Menurut dia, terlepas dari kasus dugaan pelanggaran UU Kewarganegaraan yang dilakukan Arcanda Tahar (AT), isu UU Kewarganegaraan perlu dicermati. Ia menilai, UU Kewarganegaraan meletakkan posisi anak hasil kawin campur seperti Gloria dan WNI seperti AT serta jutaan diaspora lainnya dalam posisi yang terpojok.
Isyana mengungkapkan, jutaan dispora Indonesia di banyak negara menghadapi pilihan yang sulit. Mereka, kata dia, memiliki karier dan kehidupan yang baik di negara-negara di mana mereka hidup sekarang, mereka juga memiliki cinta pada Indonesia sebagai Ibu Pertiwi. "Namun karena UU Kewarnegaraan sekarang, mereka terpaksa menanggalkan status WNI bila mengajukan status warga negara setempat. Mereka "dipaksa" keluar dari WNI," cetusnya.
PSI mencontohkan, dampak UU Kewarganegaraan yang menimpa penyanyi Anggun C Sasmi. Menurut Isyana, demi meniti karier sebagai penyanyi internasional dari Prancis, Anggun dan mengajukan kewarganegaraan Prancis. "Yang sebenarnya hanya untuk memperlancar karier di sana, namun dia terpaksa menanggalkan status WNI karena tuntutan UU Kewarganegaran sekarang," tegasnya.
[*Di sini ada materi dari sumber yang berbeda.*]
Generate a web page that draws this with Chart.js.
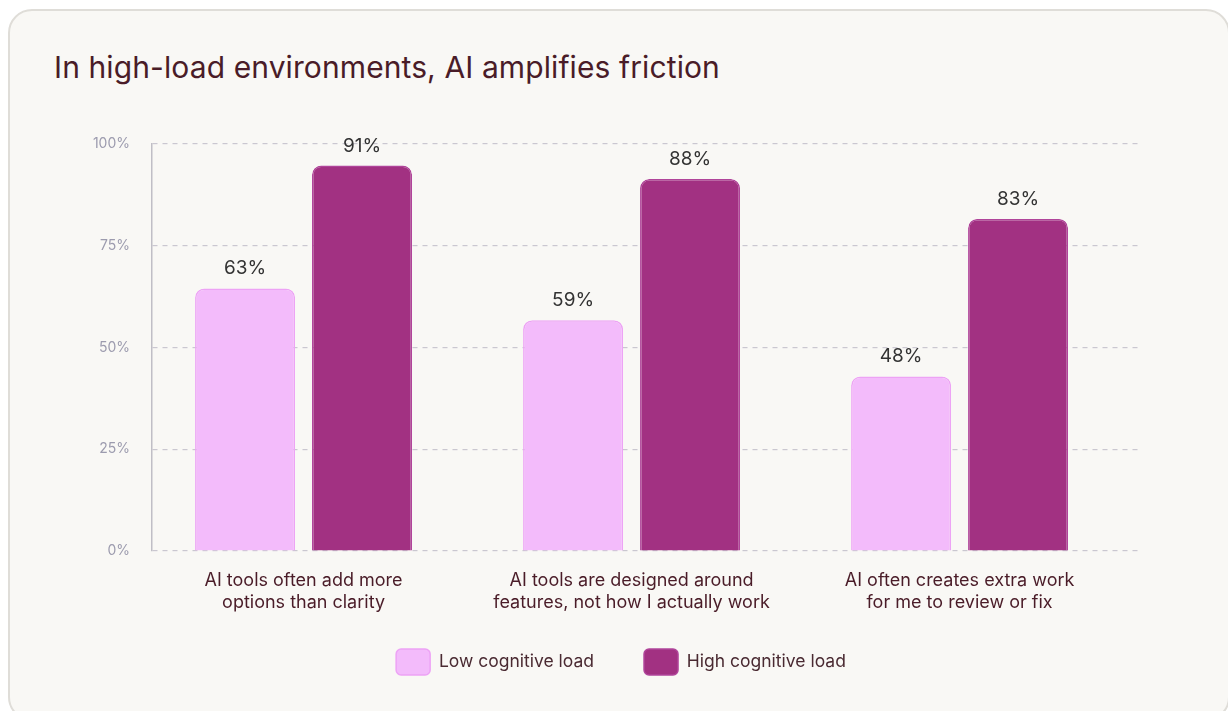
<!DOCTYPE html>
<html>
<head>
<meta charset="utf-8">
<script src="https://cdn.jsdelivr.net/npm/chart.js@4.4.1/dist/chart.umd.min.js"></script>
<style>
  html, body { margin: 0; padding: 0; background: #ffffff; overflow: hidden; }
  body { width: 1228px; height: 711px; position: relative; font-family: Inter, sans-serif; }
  .card {
    position: absolute; left: 8px; top: 9px; width: 1222px; height: 712px;
    box-sizing: border-box; border: 2px solid #dfddd8; border-radius: 24px;
    background: #f9f8f5;
  }
  h1 {
    position: absolute; left: 54px; top: 49px; margin: 0;
    font: 400 30px Inter, sans-serif; color: #4a1c28; letter-spacing: 0.1px;
  }
  .wrap { position: absolute; left: 0; top: 0; width: 1228px; height: 711px; }
</style>
</head>
<body>
<div class="card"></div>
<h1>In high-load environments, AI amplifies friction</h1>
<div class="wrap"><canvas id="bars"></canvas></div>
<script>
const categories = [
  ['AI tools often add more', 'options than clarity'],
  ['AI tools are designed around', 'features, not how I actually work'],
  ['AI often creates extra work', 'for me to review or fix']
]
const seriesNames = ['Low cognitive load', 'High cognitive load']
// bar heights as drawn in the picture (%)
const lowValues = [64.5, 56.7, 42.9]
const highValues = [94.7, 91.4, 81.6]
// printed labels above bars
const lowLabels = ['63%', '59%', '48%']
const highLabels = ['91%', '88%', '83%']
const yTicks = [0, 25, 50, 75, 100]

const toPoints = (vals) => vals.map((v, i) => ({ x: i, y: v }))

const valueLabels = {
  id: 'valueLabels',
  afterDatasetsDraw(chart) {
    const ctx = chart.ctx
    const texts = [lowLabels, highLabels]
    ctx.save()
    ctx.font = '400 19px Inter, sans-serif'
    ctx.fillStyle = '#333333'
    ctx.textAlign = 'center'
    ctx.textBaseline = 'alphabetic'
    chart.data.datasets.forEach((ds, i) => {
      chart.getDatasetMeta(i).data.forEach((bar, j) => {
        ctx.fillText(texts[i][j], bar.x, bar.y - 14)
      })
    })
    ctx.restore()
  }
}

// nudge the legend so it sits centred like the original
const legendShift = {
  id: 'legendShift',
  afterLayout(chart) {
    chart.legend.left += 21
    chart.legend.right += 21
  }
}

const el = document.getElementById('bars')
new Chart(el.getContext('2d'), {
  type: 'bar',
  data: {
    datasets: [
      {
        label: seriesNames[0], data: toPoints(lowValues),
        backgroundColor: '#f3bbfb', borderColor: '#eda3f5', borderWidth: 1.5,
        borderRadius: { topLeft: 9, topRight: 9 }, borderSkipped: 'bottom'
      },
      {
        label: seriesNames[1], data: toPoints(highValues),
        backgroundColor: '#a23182', borderColor: '#b0449a', borderWidth: 1.5,
        borderRadius: { topLeft: 9, topRight: 9 }, borderSkipped: 'bottom'
      }
    ]
  },
  options: {
    responsive: true,
    maintainAspectRatio: false,
    animation: false,
    categoryPercentage: 0.713,
    barPercentage: 0.855,
    layout: { padding: { top: 144, left: 60, right: 88, bottom: 26 } },
    scales: {
      x: {
        type: 'linear',
        offset: false,
        min: -0.462, max: 2.550,
        afterBuildTicks: (s) => { s.ticks = categories.map((c, i) => ({ value: i })) },
        grid: { display: false },
        border: { display: false },
        ticks: {
          color: '#4a1c28', font: { family: 'Inter', size: 18, lineHeight: 1.22 },
          mirror: true, padding: -41, maxRotation: 0,
          callback: (v) => categories[v]
        },
        afterFit: (s) => { s.height = 48 }
      },
      y: {
        min: 0, max: 100,
        afterBuildTicks: (s) => { s.ticks = yTicks.map(v => ({ value: v })) },
        grid: { color: '#cac7d0', lineWidth: 1.2, drawTicks: false },
        border: { display: true, color: '#c0bec6', width: 1.5, dash: [5, 5] },
        ticks: { color: '#9c9bae', font: { family: 'Inter', size: 14 }, padding: 22, callback: (v) => v + '%' },
        afterFit: (s) => { s.width = 92 }
      }
    },
    plugins: {
      legend: {
        position: 'bottom',
        labels: {
          boxWidth: 34, boxHeight: 26, padding: 50,
          useBorderRadius: true, borderRadius: 5,
          color: '#4a2a32', font: { family: 'Inter', size: 17.5 }
        }
      },
      tooltip: { enabled: false }
    }
  },
  plugins: [valueLabels, legendShift]
})
</script>
</body>
</html>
Isyana mengingatkan, pengakuan terhadap dwikewarganergaan merupakan janji politik Presiden Joko Widodo saat bertemu masyarakat dan diaspora Indonesia di Wisma Tilden Washington DC, Amerika Serikat, pada 26 Oktober 2015. Jokowi telah berjanji mendorong Pemerintah dan DPR untuk segera mengesahkan RUU Dwi-Kewarganegaraan yang saat ini sudah masuk Prolegnas DPR.
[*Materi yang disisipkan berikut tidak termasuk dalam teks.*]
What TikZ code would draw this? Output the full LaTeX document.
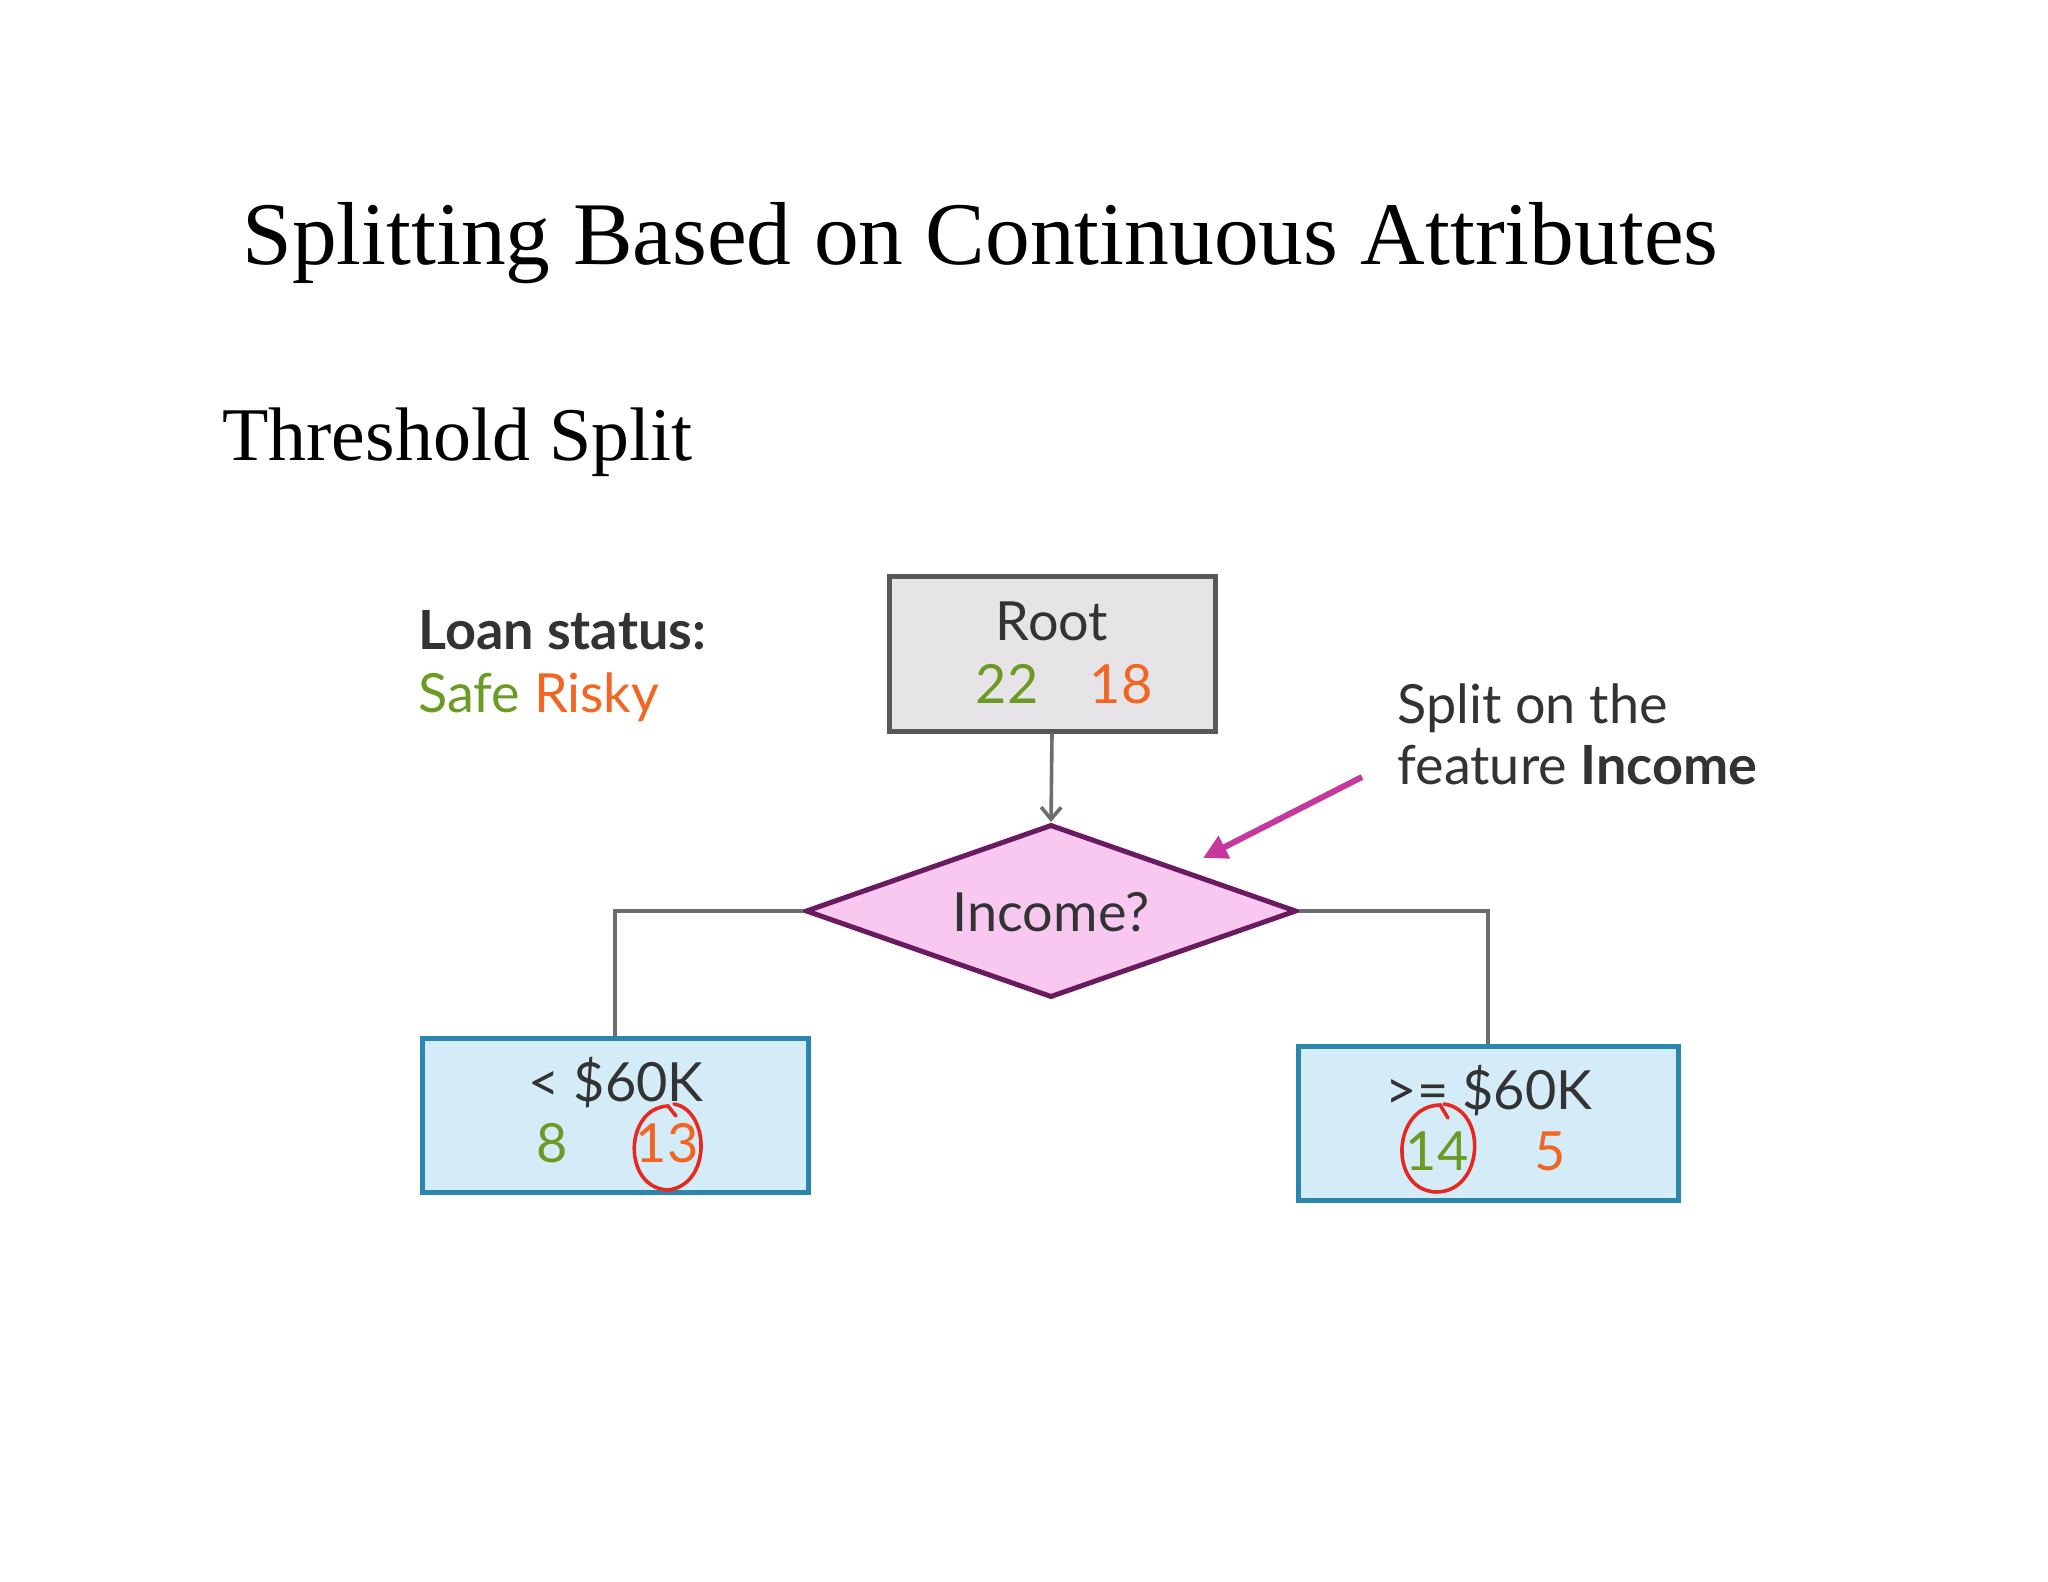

PSI menyatakan, pengakuan terhadap dwikewarganegaraan juga terbukti meningkatkan Gross national product (GNP). Studi yang dilakukan oleh tim TFIK (Taskforce Imigrasi dan Kewarganegaraan) menunjukkan bahwa sejak diberlakukannya dwikewarganegaraan oleh negara-negara berkembang seperti Pakistan, Sri Lanka, Bangladesh, India dan Filipina meningkat GNP-nya.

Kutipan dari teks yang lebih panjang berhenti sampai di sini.